> GIVEN INSTRUCTION: Transcribe the full listing exactly, and drop every picture.
### GIVEN DATA
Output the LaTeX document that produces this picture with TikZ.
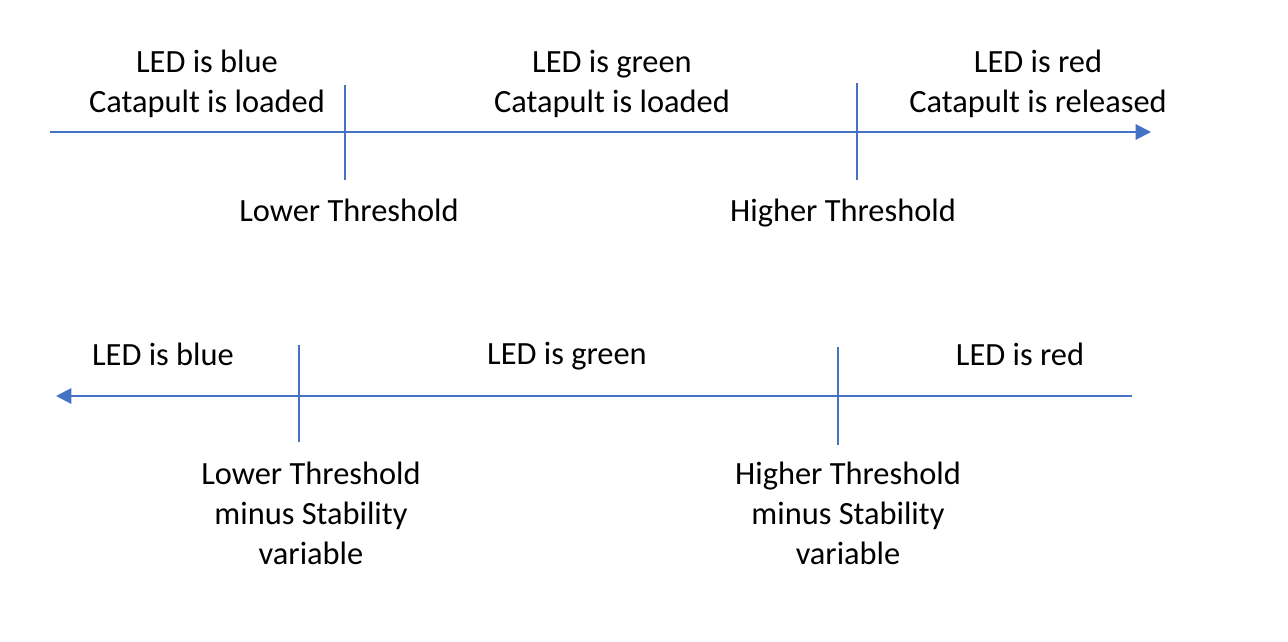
\documentclass[tikz,border=0pt]{standalone}
\usepackage{fontspec}
\setmainfont{Carlito}
\usetikzlibrary{arrows.meta}
\definecolor{axisblue}{HTML}{4472C4}
\begin{document}
\begin{tikzpicture}[x=0.75pt,y=-0.75pt,
  axis/.style={draw=axisblue,line width=1.5pt,-{Triangle[length=11.5pt,width=11.5pt]}},
  tick/.style={draw=axisblue,line width=1.5pt},
  lbl/.style={align=center,inner sep=0pt,font=\fontsize{24.3}{30}\selectfont}]
\useasboundingbox (0,0) rectangle (1288,642);

% upper scale: rising value
\coordinate (a1s) at (50,132);
\coordinate (a1e) at (1151,132);
\draw[axis] (a1s) -- (a1e);
\coordinate (t1a) at (345,85);  \coordinate (t1b) at (345,180);
\coordinate (t2a) at (857,83);  \coordinate (t2b) at (857,180);
\draw[tick] (t1a) -- (t1b);
\draw[tick] (t2a) -- (t2b);

\node[lbl] (u1) at (207,84) {LED is blue\\Catapult is loaded};
\node[lbl] (u2) at (612,84) {LED is green\\Catapult is loaded};
\node[lbl] (u3) at (1038,84) {LED is red\\Catapult is released};
\node[lbl] (ulo) at (349,210) {Lower Threshold};
\node[lbl] (uhi) at (843,213) {Higher Threshold};

% lower scale: falling value
\coordinate (a2s) at (1132,396);
\coordinate (a2e) at (56,396);
\draw[axis] (a2s) -- (a2e);
\coordinate (t3a) at (299,345); \coordinate (t3b) at (299,442);
\coordinate (t4a) at (838,347); \coordinate (t4b) at (838,445);
\draw[tick] (t3a) -- (t3b);
\draw[tick] (t4a) -- (t4b);

\node[lbl] (l1) at (163,354) {LED is blue};
\node[lbl] (l2) at (567,356) {LED is green};
\node[lbl] (l3) at (1020,354) {LED is red};
\node[lbl] (llo) at (311,513) {Lower Threshold\\minus Stability\\variable};
\node[lbl] (lhi) at (848,513) {Higher Threshold\\minus Stability\\variable};
\end{tikzpicture}
\end{document}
######
> RESULT:
Output the LaTeX document that produces this picture with TikZ.
\documentclass[tikz,border=0pt]{standalone}
\usepackage{fontspec}
\setmainfont{Carlito}
\usetikzlibrary{arrows.meta}
\definecolor{axisblue}{HTML}{4472C4}
\begin{document}
\begin{tikzpicture}[x=0.75pt,y=-0.75pt,
  axis/.style={draw=axisblue,line width=1.5pt,-{Triangle[length=11.5pt,width=11.5pt]}},
  tick/.style={draw=axisblue,line width=1.5pt},
  lbl/.style={align=center,inner sep=0pt,font=\fontsize{24.3}{30}\selectfont}]
\useasboundingbox (0,0) rectangle (1288,642);

% upper scale: rising value
\coordinate (a1s) at (50,132);
\coordinate (a1e) at (1151,132);
\draw[axis] (a1s) -- (a1e);
\coordinate (t1a) at (345,85);  \coordinate (t1b) at (345,180);
\coordinate (t2a) at (857,83);  \coordinate (t2b) at (857,180);
\draw[tick] (t1a) -- (t1b);
\draw[tick] (t2a) -- (t2b);

\node[lbl] (u1) at (207,84) {LED is blue\\Catapult is loaded};
\node[lbl] (u2) at (612,84) {LED is green\\Catapult is loaded};
\node[lbl] (u3) at (1038,84) {LED is red\\Catapult is released};
\node[lbl] (ulo) at (349,210) {Lower Threshold};
\node[lbl] (uhi) at (843,213) {Higher Threshold};

% lower scale: falling value
\coordinate (a2s) at (1132,396);
\coordinate (a2e) at (56,396);
\draw[axis] (a2s) -- (a2e);
\coordinate (t3a) at (299,345); \coordinate (t3b) at (299,442);
\coordinate (t4a) at (838,347); \coordinate (t4b) at (838,445);
\draw[tick] (t3a) -- (t3b);
\draw[tick] (t4a) -- (t4b);

\node[lbl] (l1) at (163,354) {LED is blue};
\node[lbl] (l2) at (567,356) {LED is green};
\node[lbl] (l3) at (1020,354) {LED is red};
\node[lbl] (llo) at (311,513) {Lower Threshold\\minus Stability\\variable};
\node[lbl] (lhi) at (848,513) {Higher Threshold\\minus Stability\\variable};
\end{tikzpicture}
\end{document}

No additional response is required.